No one knows for sure what the Metropolitan Museum of Art paid to acquire the Gilman Collection of photographs—an acquisition which put the Met on the map as a major photography source—but educated estimates go as high as $100 million.

As a result of the acquisition, the Met wound up owning two prints of the same image for certain works, and it recently decided to sell its duplicates at Sotheby’s on Feb. 14 and 15. The list of photographers whose work was for sale read like a Who’s Who of modern photography.

“If the sale doesn’t do well,” said art consultant Anne Horton before the event, “then we are really in trouble.” She need not have worried.

The first session made $11,472,000, against a pre-sale estimate of $4-6 million for the entire 113 lots. The session the next morning brought the total to just under $15 million.

Perhaps the biggest news from the sale was the new world record set by a photograph at auction: the $2,928,000 paid for Edward Steichen’s The Pond—Moonlight (the sale also shattered, of course, the previous high for Steichen: $402,412).

New auction price records were set for many other artists as well, including Alfred Stieglitz ($1,472,000 vs. $420,000); Margrethe Mather ($228,000 vs. $207,500); and Margaret Bourke-White ($352,000 vs. $92,000). All of the lots were sold, with 91 percent going over the high estimate. The average lot price was $132,592.

“We knew it would do very well,” said New York-dealer Howard Greenberg, who was the underbidder on many of the major lots, “but I was astonished nonetheless.”

Greenberg underbid San Francisco-dealer Jeffrey Fraenkel on two Stieglitz images, including Georgia O’Keeffe (Nude) that sold for $1,360,000 (est: $300-500,000) [lot #13], which, Greenberg said, he was “very surprised” not to get.

Greenberg added, “I was bidding for a museum on lot #12 [Stieglitz’s Braque-Picasso Exhibition] and when the museum told me how high they would go, I said that they wouldn’t have to spend half as much to get it.” But the image soared to $262,000 (est: $50-70,000) and went to Fraenkel.

What does a sale like this mean for the photography market? “It certainly gives the field an upwards momentum,” says Greenberg. “It’s amazing how far we have come, and the market is moving very fast.”

While dealers do not rush back to their galleries to change their prices immediately, a sale such as this inevitably makes their prices seem low. “I was happy with them a week ago,” says Greenberg, “but now I’m not so sure.”

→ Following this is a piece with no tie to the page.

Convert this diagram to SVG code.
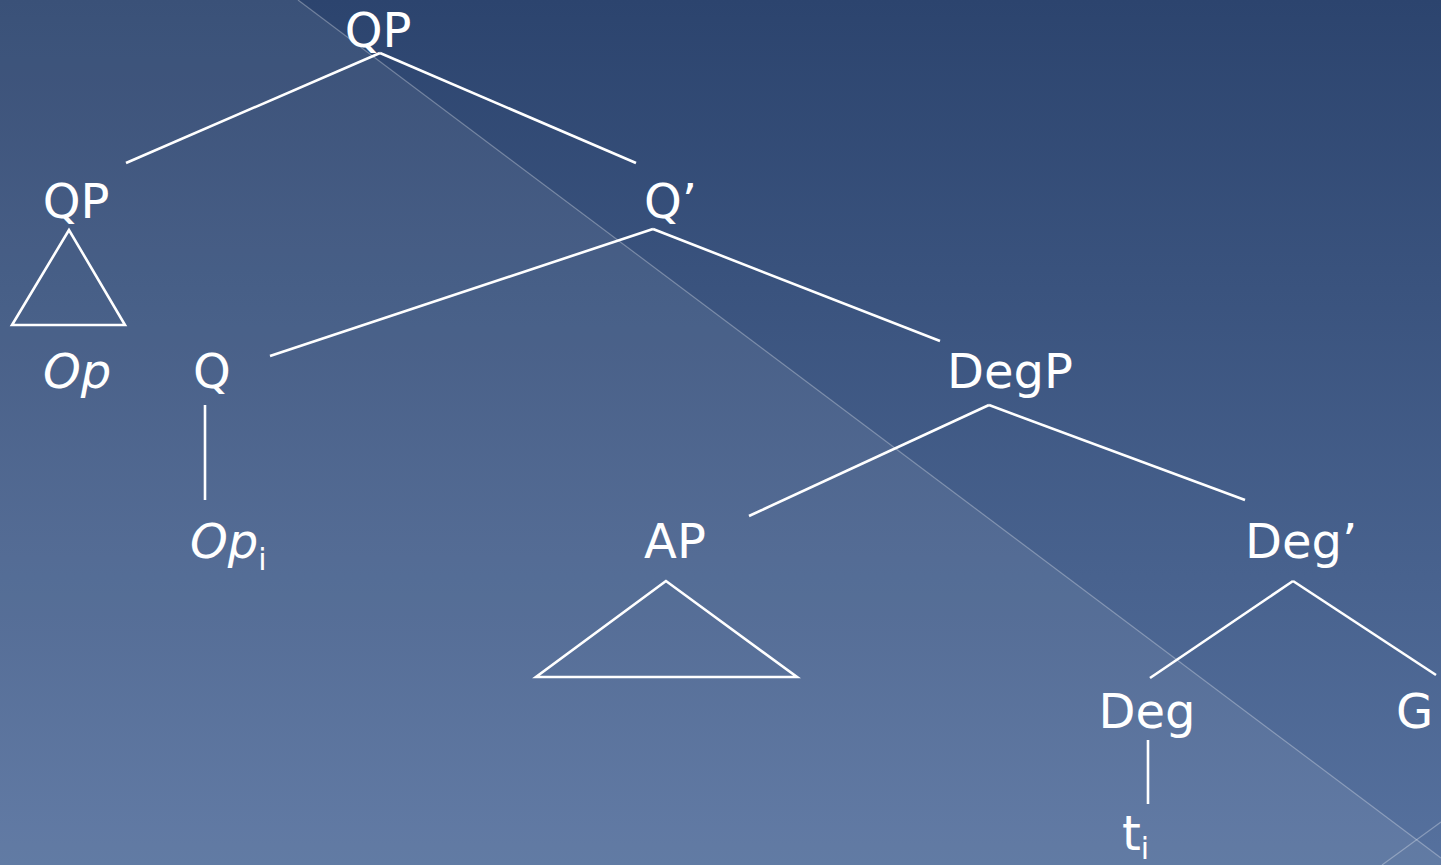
<svg xmlns="http://www.w3.org/2000/svg" width="1441" height="865" viewBox="0 0 1441 865">
<defs>
<linearGradient id="bg" x1="0" y1="0" x2="0" y2="1">
<stop offset="0" stop-color="#2c446e"/>
<stop offset="1" stop-color="#56719e"/>
</linearGradient>
<style>
.t{font-family:"DejaVu Sans","Open Sans",sans-serif;font-size:48px;fill:#fff}
.i{font-style:italic}
.s{font-size:30px}
.e{stroke:#fff;stroke-width:2.6;fill:none;stroke-linecap:butt}
</style>
</defs>
<rect width="1441" height="865" fill="url(#bg)"/>
<polygon points="0,0 298,0 1441,858 1441,865 0,865" fill="#ffffff" fill-opacity="0.07"/>
<line x1="298" y1="0" x2="1441" y2="858" stroke="#fff" stroke-opacity="0.3" stroke-width="1.2"/>
<line x1="1382" y1="865" x2="1441" y2="822" stroke="#fff" stroke-opacity="0.3" stroke-width="1.2"/>
<g id="connectors" class="e">
<line x1="380" y1="53" x2="126" y2="163"/>
<line x1="380" y1="53" x2="636" y2="163"/>
<line x1="653" y1="229" x2="270" y2="356"/>
<line x1="653" y1="229" x2="940" y2="341"/>
<line x1="205" y1="405" x2="205" y2="500"/>
<line x1="989" y1="405" x2="749" y2="516"/>
<line x1="989" y1="405" x2="1245" y2="500"/>
<line x1="1293" y1="581" x2="1150" y2="678"/>
<line x1="1293" y1="581" x2="1436" y2="675"/>
<line x1="1148" y1="740" x2="1148" y2="804"/>
</g>
<g id="n-qp-root"><text class="t" x="378" y="47" text-anchor="middle">QP</text></g>
<g id="n-qp-left"><text class="t" x="76" y="218" text-anchor="middle">QP</text>
<polygon class="e" points="69,230 12,325 125,325"/></g>
<g id="n-op"><text class="t i" x="77" y="388" text-anchor="middle">Op</text></g>
<g id="n-qbar"><text class="t" x="644" y="218">Q’</text></g>
<g id="n-q"><text class="t" x="212" y="388" text-anchor="middle">Q</text></g>
<g id="n-opi"><text class="t" x="190" y="558"><tspan class="i">Op</tspan><tspan class="s" dy="12">i</tspan></text></g>
<g id="n-degp"><text class="t" x="1010" y="388" text-anchor="middle">DegP</text></g>
<g id="n-ap"><text class="t" x="675" y="558" text-anchor="middle">AP</text>
<polygon class="e" points="666,581 536,677 797,677"/></g>
<g id="n-degbar"><text class="t" x="1245" y="558">Deg’</text></g>
<g id="n-deg"><text class="t" x="1147" y="728" text-anchor="middle">Deg</text></g>
<g id="n-g"><text class="t" x="1396" y="728">G</text></g>
<g id="n-ti"><text class="t" x="1122" y="850">t<tspan class="s" dy="9">i</tspan></text></g>
</svg>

Lalique Collection at Christie’s New York
Christie’s sold a collection of René Lalique glass belonging to Tsuyoshi Kajikawa, a Japanese dealer from Kyoto on Feb. 10. The auction house held a stand-alone sale, rather than including the collection in a 20th-century decorative works of art auction, and the gambit paid off.

The Lalique market took a big hit in 1991, when the Japanese dropped out of the market, but it has been slowly recovering. “This sale was a great test,” says Barbara Deisroth, a New York-based private dealer and art consultant. “It showed a renewed interest in Lalique.”

The sale did incredibly well, with 101 of the 118 lots offered finding buyers for a total of $1,667,440—right on the pre-sale estimate. All of the major pieces found buyers.

The star piece was Grenouilles et Nénufars (Frogs and Lily Pads) [lot #94], a molded- and applied-glass vase, which made $318,400 (est: $300-400,000).

Two other top lots sold below their pre-sale estimates: Trois Paons (Three Peacocks) [lot #29], a clear- and frosted-glass centerpiece (est: $150-180,000); and Branches de Laiteron (Branches of Milkweed), a cire perdue glass vase [lot #68] (est: $220-280,000): Each sold for $120,000.

Lots that did especially well included a Terpsichore glass vase [lot #63] that brought $54,000 (est: $20-30,000); a Bacchantes vase [lot #67] that fetched $66,000 (est: $25-35,000); and La Jour et La Nuit, a gray-glass clock [lot #103] that brought $54,000 (est: $30-50,000).

Jeni Sandberg, Christie’s Lalique expert, says that the sale missed by less than $100,000 being the highest-grossing Lalique sale ever. “There was bidding interest from all over the world,” she says, adding that the Japanese are back in. There were even a few Russian bidders. “We saw new collectors,” says Sandberg, “and for Lalique, that’s wonderful.”